PROVIDED DATA:
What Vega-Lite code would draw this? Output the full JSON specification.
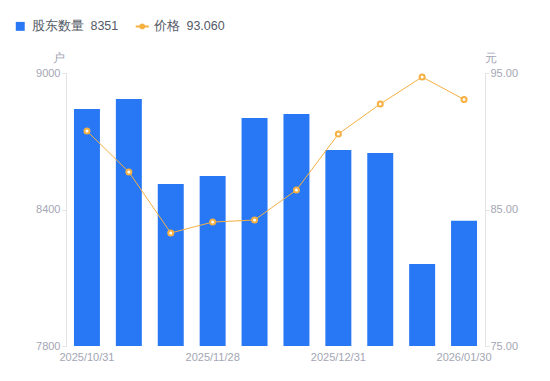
{
  "$schema": "https://vega.github.io/schema/vega-lite/v6.json",
  "autosize": "none",
  "width": 419,
  "height": 273,
  "padding": {"left": 66, "top": 73, "right": 65, "bottom": 35},
  "background": "white",
  "config": {
    "font": "Liberation Sans",
    "view": {"stroke": null},
    "axis": {"labelColor": "#a3a6b4", "labelFontSize": 11, "domainColor": "#e3e3e3", "tickColor": "#e3e3e3", "grid": false, "titleColor": "#a3a6b4", "titleFontWeight": "normal", "titleFontSize": 12}
  },
  "data": {
    "values": [
      {"date": "2025/10/31", "holders": 8842, "price": 90.75},
      {"date": "2025/11/10", "holders": 8886, "price": 87.75},
      {"date": "2025/11/20", "holders": 8512, "price": 83.28},
      {"date": "2025/11/28", "holders": 8547, "price": 84.08},
      {"date": "2025/12/10", "holders": 8802, "price": 84.23},
      {"date": "2025/12/19", "holders": 8820, "price": 86.43},
      {"date": "2025/12/31", "holders": 8662, "price": 90.53},
      {"date": "2026/01/09", "holders": 8648, "price": 92.73},
      {"date": "2026/01/20", "holders": 8160, "price": 94.71},
      {"date": "2026/01/30", "holders": 8351, "price": 93.06}
    ]
  },
  "encoding": {
    "x": {
      "field": "date", "type": "ordinal", "sort": null,
      "scale": {"paddingInner": 0.38, "paddingOuter": 0.19},
      "axis": {"title": null, "labelAngle": 0, "domain": false, "ticks": false, "labelPadding": 5,
        "labelExpr": "indexof(['2025/10/31','2025/11/28','2025/12/31','2026/01/30'], datum.value) >= 0 ? datum.value : ''"}
    }
  },
  "resolve": {"scale": {"y": "independent"}},
  "layer": [
    {
      "mark": {"type": "bar", "color": "#2878f5", "clip": true},
      "encoding": {
        "y": {
          "field": "holders", "type": "quantitative",
          "scale": {"domain": [7800, 9000], "nice": false, "zero": false},
          "axis": {"values": [7800, 8400, 9000], "format": "d", "title": "户", "titleAngle": 0, "titleAnchor": "end", "titleAlign": "center", "titleBaseline": "bottom", "titleX": -8, "titleY": -9, "tickSize": 4, "labelPadding": 2}
        },
        "color": {
          "datum": "股东数量", "type": "nominal",
          "scale": {"domain": ["股东数量", "价格"], "range": ["#2878f5", "#f5b041"]},
          "legend": {
            "title": null, "orient": "none", "legendX": -52, "legendY": -53, "direction": "horizontal",
            "labelFontSize": 12.5, "labelColor": "#555a66", "symbolSize": 90, "columnPadding": 12, "labelOffset": 5,
            "labelExpr": "datum.label == '股东数量' ? '股东数量\u00a0\u00a08351' : '价格\u00a0\u00a093.060'",
            "encode": {
              "symbols": {
                "update": {
                  "shape": {"signal": "datum.label == '价格' ? 'M-1,0L-0.3,0M0.3,0L1,0M0.3,0A0.3,0.3 0 1,1 -0.3,0A0.3,0.3 0 1,1 0.3,0Z' : 'square'"},
                  "fill": {"signal": "datum.label == '价格' ? '#ffffff' : '#2878f5'"},
                  "fillOpacity": {"value": 1},
                  "stroke": {"signal": "datum.label == '价格' ? '#f5b041' : '#2878f5'"},
                  "strokeWidth": {"signal": "datum.label == '价格' ? 2 : 0"},
                  "size": {"signal": "datum.label == '价格' ? 170 : 80"}
                }
              }
            }
          }
        }
      }
    },
    {
      "layer": [
        {"mark": {"type": "line", "color": "#f5b041", "strokeWidth": 1}},
        {"mark": {"type": "point", "filled": true, "fill": "#ffffff", "stroke": "#f5b041", "strokeWidth": 2, "size": 25, "opacity": 1}}
      ],
      "encoding": {
        "y": {
          "field": "price", "type": "quantitative",
          "scale": {"domain": [75, 95], "nice": false, "zero": false},
          "axis": {"orient": "right", "values": [75, 85, 95], "format": ".2f", "title": "元", "titleAngle": 0, "titleAnchor": "end", "titleAlign": "center", "titleBaseline": "bottom", "titleX": 5, "titleY": -9, "tickSize": 4, "labelPadding": 1}
        }
      }
    }
  ]
}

WHAT YOU WILL DO:
Retype everything in the material word for word, minus pictures.

TASK ANSWER:
What Vega-Lite code would draw this? Output the full JSON specification.
{
  "$schema": "https://vega.github.io/schema/vega-lite/v6.json",
  "autosize": "none",
  "width": 419,
  "height": 273,
  "padding": {"left": 66, "top": 73, "right": 65, "bottom": 35},
  "background": "white",
  "config": {
    "font": "Liberation Sans",
    "view": {"stroke": null},
    "axis": {"labelColor": "#a3a6b4", "labelFontSize": 11, "domainColor": "#e3e3e3", "tickColor": "#e3e3e3", "grid": false, "titleColor": "#a3a6b4", "titleFontWeight": "normal", "titleFontSize": 12}
  },
  "data": {
    "values": [
      {"date": "2025/10/31", "holders": 8842, "price": 90.75},
      {"date": "2025/11/10", "holders": 8886, "price": 87.75},
      {"date": "2025/11/20", "holders": 8512, "price": 83.28},
      {"date": "2025/11/28", "holders": 8547, "price": 84.08},
      {"date": "2025/12/10", "holders": 8802, "price": 84.23},
      {"date": "2025/12/19", "holders": 8820, "price": 86.43},
      {"date": "2025/12/31", "holders": 8662, "price": 90.53},
      {"date": "2026/01/09", "holders": 8648, "price": 92.73},
      {"date": "2026/01/20", "holders": 8160, "price": 94.71},
      {"date": "2026/01/30", "holders": 8351, "price": 93.06}
    ]
  },
  "encoding": {
    "x": {
      "field": "date", "type": "ordinal", "sort": null,
      "scale": {"paddingInner": 0.38, "paddingOuter": 0.19},
      "axis": {"title": null, "labelAngle": 0, "domain": false, "ticks": false, "labelPadding": 5,
        "labelExpr": "indexof(['2025/10/31','2025/11/28','2025/12/31','2026/01/30'], datum.value) >= 0 ? datum.value : ''"}
    }
  },
  "resolve": {"scale": {"y": "independent"}},
  "layer": [
    {
      "mark": {"type": "bar", "color": "#2878f5", "clip": true},
      "encoding": {
        "y": {
          "field": "holders", "type": "quantitative",
          "scale": {"domain": [7800, 9000], "nice": false, "zero": false},
          "axis": {"values": [7800, 8400, 9000], "format": "d", "title": "户", "titleAngle": 0, "titleAnchor": "end", "titleAlign": "center", "titleBaseline": "bottom", "titleX": -8, "titleY": -9, "tickSize": 4, "labelPadding": 2}
        },
        "color": {
          "datum": "股东数量", "type": "nominal",
          "scale": {"domain": ["股东数量", "价格"], "range": ["#2878f5", "#f5b041"]},
          "legend": {
            "title": null, "orient": "none", "legendX": -52, "legendY": -53, "direction": "horizontal",
            "labelFontSize": 12.5, "labelColor": "#555a66", "symbolSize": 90, "columnPadding": 12, "labelOffset": 5,
            "labelExpr": "datum.label == '股东数量' ? '股东数量\u00a0\u00a08351' : '价格\u00a0\u00a093.060'",
            "encode": {
              "symbols": {
                "update": {
                  "shape": {"signal": "datum.label == '价格' ? 'M-1,0L-0.3,0M0.3,0L1,0M0.3,0A0.3,0.3 0 1,1 -0.3,0A0.3,0.3 0 1,1 0.3,0Z' : 'square'"},
                  "fill": {"signal": "datum.label == '价格' ? '#ffffff' : '#2878f5'"},
                  "fillOpacity": {"value": 1},
                  "stroke": {"signal": "datum.label == '价格' ? '#f5b041' : '#2878f5'"},
                  "strokeWidth": {"signal": "datum.label == '价格' ? 2 : 0"},
                  "size": {"signal": "datum.label == '价格' ? 170 : 80"}
                }
              }
            }
          }
        }
      }
    },
    {
      "layer": [
        {"mark": {"type": "line", "color": "#f5b041", "strokeWidth": 1}},
        {"mark": {"type": "point", "filled": true, "fill": "#ffffff", "stroke": "#f5b041", "strokeWidth": 2, "size": 25, "opacity": 1}}
      ],
      "encoding": {
        "y": {
          "field": "price", "type": "quantitative",
          "scale": {"domain": [75, 95], "nice": false, "zero": false},
          "axis": {"orient": "right", "values": [75, 85, 95], "format": ".2f", "title": "元", "titleAngle": 0, "titleAnchor": "end", "titleAlign": "center", "titleBaseline": "bottom", "titleX": 5, "titleY": -9, "tickSize": 4, "labelPadding": 1}
        }
      }
    }
  ]
}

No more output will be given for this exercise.